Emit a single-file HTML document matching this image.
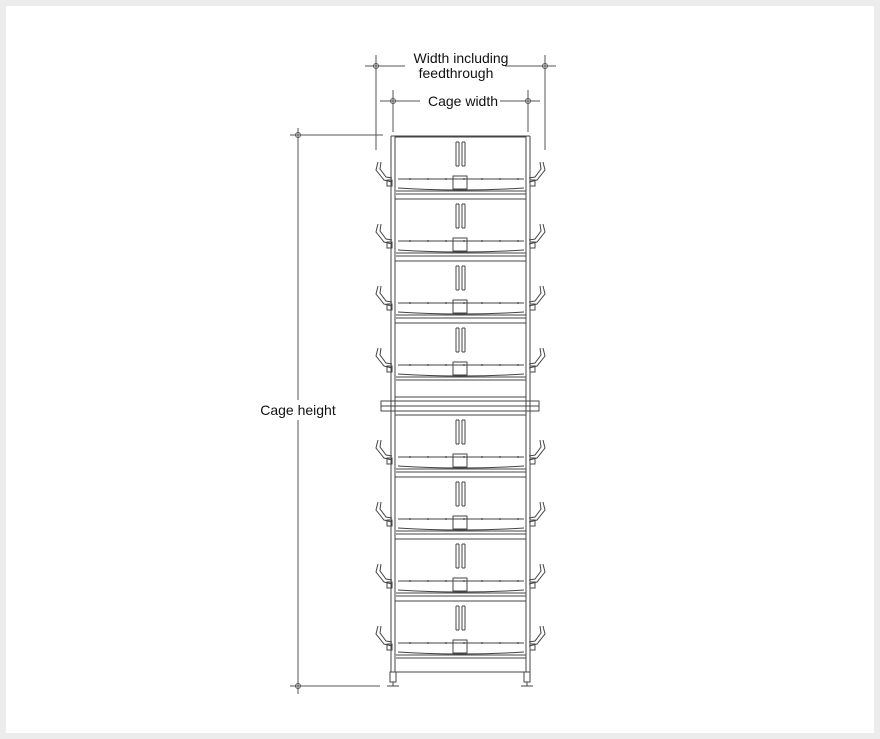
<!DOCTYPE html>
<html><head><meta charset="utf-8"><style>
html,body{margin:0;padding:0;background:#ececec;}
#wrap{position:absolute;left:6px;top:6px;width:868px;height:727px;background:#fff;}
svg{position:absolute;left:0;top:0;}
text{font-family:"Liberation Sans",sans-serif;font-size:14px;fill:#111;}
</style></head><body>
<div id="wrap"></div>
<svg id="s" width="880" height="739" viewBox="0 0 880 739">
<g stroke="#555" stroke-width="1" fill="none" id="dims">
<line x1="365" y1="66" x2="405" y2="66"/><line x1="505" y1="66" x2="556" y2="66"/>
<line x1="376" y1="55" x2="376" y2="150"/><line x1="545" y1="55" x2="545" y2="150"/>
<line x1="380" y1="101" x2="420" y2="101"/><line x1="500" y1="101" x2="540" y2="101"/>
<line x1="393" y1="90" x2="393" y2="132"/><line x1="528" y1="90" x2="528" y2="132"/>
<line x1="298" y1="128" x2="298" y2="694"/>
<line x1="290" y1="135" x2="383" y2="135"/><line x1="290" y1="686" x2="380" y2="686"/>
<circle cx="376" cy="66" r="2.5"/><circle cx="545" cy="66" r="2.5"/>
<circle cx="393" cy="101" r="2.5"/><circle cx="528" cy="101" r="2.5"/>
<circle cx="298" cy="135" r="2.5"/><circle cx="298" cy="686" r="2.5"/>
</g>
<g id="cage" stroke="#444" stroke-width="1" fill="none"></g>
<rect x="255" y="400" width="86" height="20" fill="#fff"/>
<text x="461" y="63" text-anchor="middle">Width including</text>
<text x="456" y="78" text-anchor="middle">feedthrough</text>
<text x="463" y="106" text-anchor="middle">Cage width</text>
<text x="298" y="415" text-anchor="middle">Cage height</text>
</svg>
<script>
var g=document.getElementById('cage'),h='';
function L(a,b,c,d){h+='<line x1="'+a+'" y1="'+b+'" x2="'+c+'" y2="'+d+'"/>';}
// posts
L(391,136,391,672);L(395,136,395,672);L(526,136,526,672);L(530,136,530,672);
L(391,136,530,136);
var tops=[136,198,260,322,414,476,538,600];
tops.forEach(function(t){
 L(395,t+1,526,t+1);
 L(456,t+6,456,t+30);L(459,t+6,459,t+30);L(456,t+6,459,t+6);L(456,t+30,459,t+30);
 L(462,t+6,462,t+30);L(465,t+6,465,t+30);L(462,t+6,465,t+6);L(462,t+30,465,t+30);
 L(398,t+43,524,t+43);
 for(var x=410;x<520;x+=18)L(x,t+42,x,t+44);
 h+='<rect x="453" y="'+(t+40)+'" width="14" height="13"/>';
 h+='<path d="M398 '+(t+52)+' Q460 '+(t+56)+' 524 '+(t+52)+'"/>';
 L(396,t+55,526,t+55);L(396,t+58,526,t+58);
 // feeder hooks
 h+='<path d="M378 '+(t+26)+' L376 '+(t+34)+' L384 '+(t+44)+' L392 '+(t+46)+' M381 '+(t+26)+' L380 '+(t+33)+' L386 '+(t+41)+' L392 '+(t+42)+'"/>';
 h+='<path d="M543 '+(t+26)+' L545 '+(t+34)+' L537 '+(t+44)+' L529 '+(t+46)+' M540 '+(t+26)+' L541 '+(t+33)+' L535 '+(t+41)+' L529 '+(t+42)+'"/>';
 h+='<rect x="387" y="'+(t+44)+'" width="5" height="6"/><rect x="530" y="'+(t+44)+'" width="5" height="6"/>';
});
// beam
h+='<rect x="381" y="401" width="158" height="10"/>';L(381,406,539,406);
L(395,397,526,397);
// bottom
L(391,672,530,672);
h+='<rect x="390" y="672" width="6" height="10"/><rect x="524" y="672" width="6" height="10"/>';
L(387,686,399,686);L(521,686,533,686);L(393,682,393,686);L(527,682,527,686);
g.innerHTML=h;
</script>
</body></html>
━━━━━━━━━━━━━━━━━━━━
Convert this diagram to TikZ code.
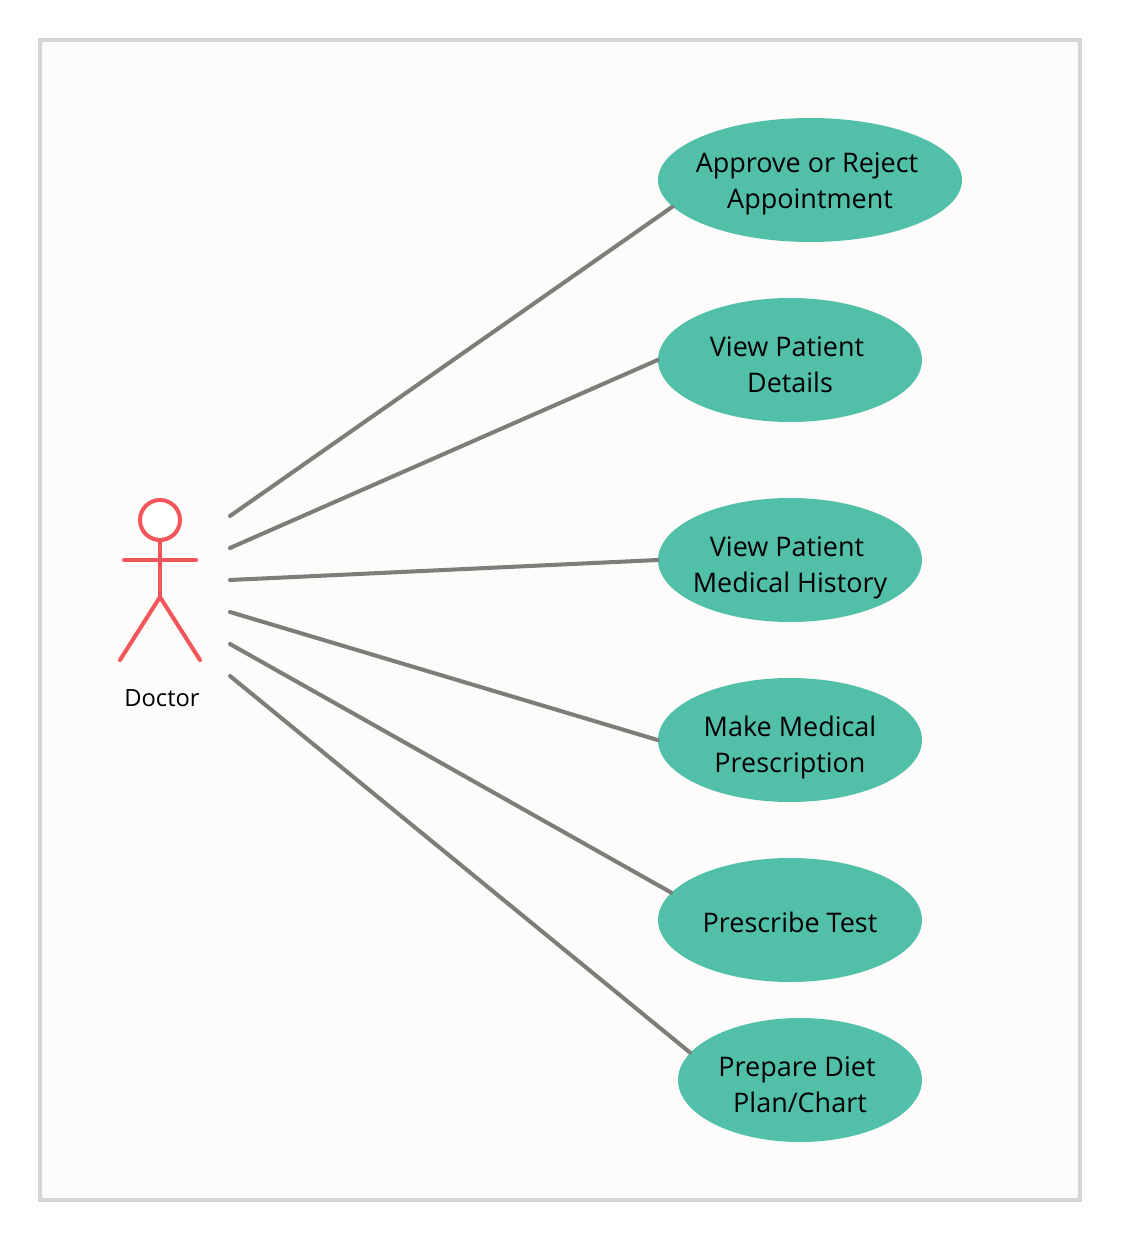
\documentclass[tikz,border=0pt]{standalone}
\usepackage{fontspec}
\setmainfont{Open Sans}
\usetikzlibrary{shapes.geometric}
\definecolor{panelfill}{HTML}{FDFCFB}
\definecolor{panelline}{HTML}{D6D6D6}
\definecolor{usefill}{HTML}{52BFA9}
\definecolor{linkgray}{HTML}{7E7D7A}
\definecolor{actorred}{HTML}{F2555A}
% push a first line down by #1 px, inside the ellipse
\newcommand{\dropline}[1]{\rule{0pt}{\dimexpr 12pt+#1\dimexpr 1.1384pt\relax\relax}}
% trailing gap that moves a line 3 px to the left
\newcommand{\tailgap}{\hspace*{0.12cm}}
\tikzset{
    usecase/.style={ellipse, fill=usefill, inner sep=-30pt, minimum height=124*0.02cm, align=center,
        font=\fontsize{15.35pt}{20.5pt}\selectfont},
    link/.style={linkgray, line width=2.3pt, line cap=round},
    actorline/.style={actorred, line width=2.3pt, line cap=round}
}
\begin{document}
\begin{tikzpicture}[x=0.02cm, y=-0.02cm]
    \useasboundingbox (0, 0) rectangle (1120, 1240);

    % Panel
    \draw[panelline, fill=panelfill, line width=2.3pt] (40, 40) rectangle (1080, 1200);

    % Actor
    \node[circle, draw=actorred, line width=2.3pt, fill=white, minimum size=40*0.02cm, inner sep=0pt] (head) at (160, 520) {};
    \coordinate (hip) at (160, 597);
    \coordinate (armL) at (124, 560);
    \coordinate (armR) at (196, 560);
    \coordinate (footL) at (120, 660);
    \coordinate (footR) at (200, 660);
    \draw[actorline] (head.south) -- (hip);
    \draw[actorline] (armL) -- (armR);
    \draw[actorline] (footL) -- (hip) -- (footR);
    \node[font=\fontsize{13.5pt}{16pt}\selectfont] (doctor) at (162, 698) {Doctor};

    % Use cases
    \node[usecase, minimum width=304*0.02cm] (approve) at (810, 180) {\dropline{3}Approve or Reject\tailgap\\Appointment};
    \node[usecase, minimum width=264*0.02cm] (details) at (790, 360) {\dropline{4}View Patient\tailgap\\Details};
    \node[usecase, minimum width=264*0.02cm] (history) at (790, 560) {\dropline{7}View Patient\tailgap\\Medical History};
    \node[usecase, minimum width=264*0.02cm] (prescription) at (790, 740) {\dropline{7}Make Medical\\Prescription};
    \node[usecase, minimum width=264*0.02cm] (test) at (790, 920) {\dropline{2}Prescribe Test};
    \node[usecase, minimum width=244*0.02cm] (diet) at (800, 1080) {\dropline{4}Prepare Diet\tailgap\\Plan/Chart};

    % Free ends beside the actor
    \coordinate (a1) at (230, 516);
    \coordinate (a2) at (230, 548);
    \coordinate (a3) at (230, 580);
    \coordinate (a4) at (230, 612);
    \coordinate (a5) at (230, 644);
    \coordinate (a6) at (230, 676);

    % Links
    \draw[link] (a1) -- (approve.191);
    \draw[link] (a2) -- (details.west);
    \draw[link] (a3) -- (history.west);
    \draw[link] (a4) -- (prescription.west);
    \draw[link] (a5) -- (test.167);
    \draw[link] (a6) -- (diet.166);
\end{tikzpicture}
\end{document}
━━━━━━━━━━━━━━━━━━━━
## Task prompt:
Up in the listing, locate the line with "Convert this diagram to TikZ code."; print it and every line after it down to the line with "at (162, 698)", which is included too. Skip the pictures.

## Task answer:
Convert this diagram to TikZ code.
\documentclass[tikz,border=0pt]{standalone}
\usepackage{fontspec}
\setmainfont{Open Sans}
\usetikzlibrary{shapes.geometric}
\definecolor{panelfill}{HTML}{FDFCFB}
\definecolor{panelline}{HTML}{D6D6D6}
\definecolor{usefill}{HTML}{52BFA9}
\definecolor{linkgray}{HTML}{7E7D7A}
\definecolor{actorred}{HTML}{F2555A}
% push a first line down by #1 px, inside the ellipse
\newcommand{\dropline}[1]{\rule{0pt}{\dimexpr 12pt+#1\dimexpr 1.1384pt\relax\relax}}
% trailing gap that moves a line 3 px to the left
\newcommand{\tailgap}{\hspace*{0.12cm}}
\tikzset{
    usecase/.style={ellipse, fill=usefill, inner sep=-30pt, minimum height=124*0.02cm, align=center,
        font=\fontsize{15.35pt}{20.5pt}\selectfont},
    link/.style={linkgray, line width=2.3pt, line cap=round},
    actorline/.style={actorred, line width=2.3pt, line cap=round}
}
\begin{document}
\begin{tikzpicture}[x=0.02cm, y=-0.02cm]
    \useasboundingbox (0, 0) rectangle (1120, 1240);

    % Panel
    \draw[panelline, fill=panelfill, line width=2.3pt] (40, 40) rectangle (1080, 1200);

    % Actor
    \node[circle, draw=actorred, line width=2.3pt, fill=white, minimum size=40*0.02cm, inner sep=0pt] (head) at (160, 520) {};
    \coordinate (hip) at (160, 597);
    \coordinate (armL) at (124, 560);
    \coordinate (armR) at (196, 560);
    \coordinate (footL) at (120, 660);
    \coordinate (footR) at (200, 660);
    \draw[actorline] (head.south) -- (hip);
    \draw[actorline] (armL) -- (armR);
    \draw[actorline] (footL) -- (hip) -- (footR);
    \node[font=\fontsize{13.5pt}{16pt}\selectfont] (doctor) at (162, 698) {Doctor};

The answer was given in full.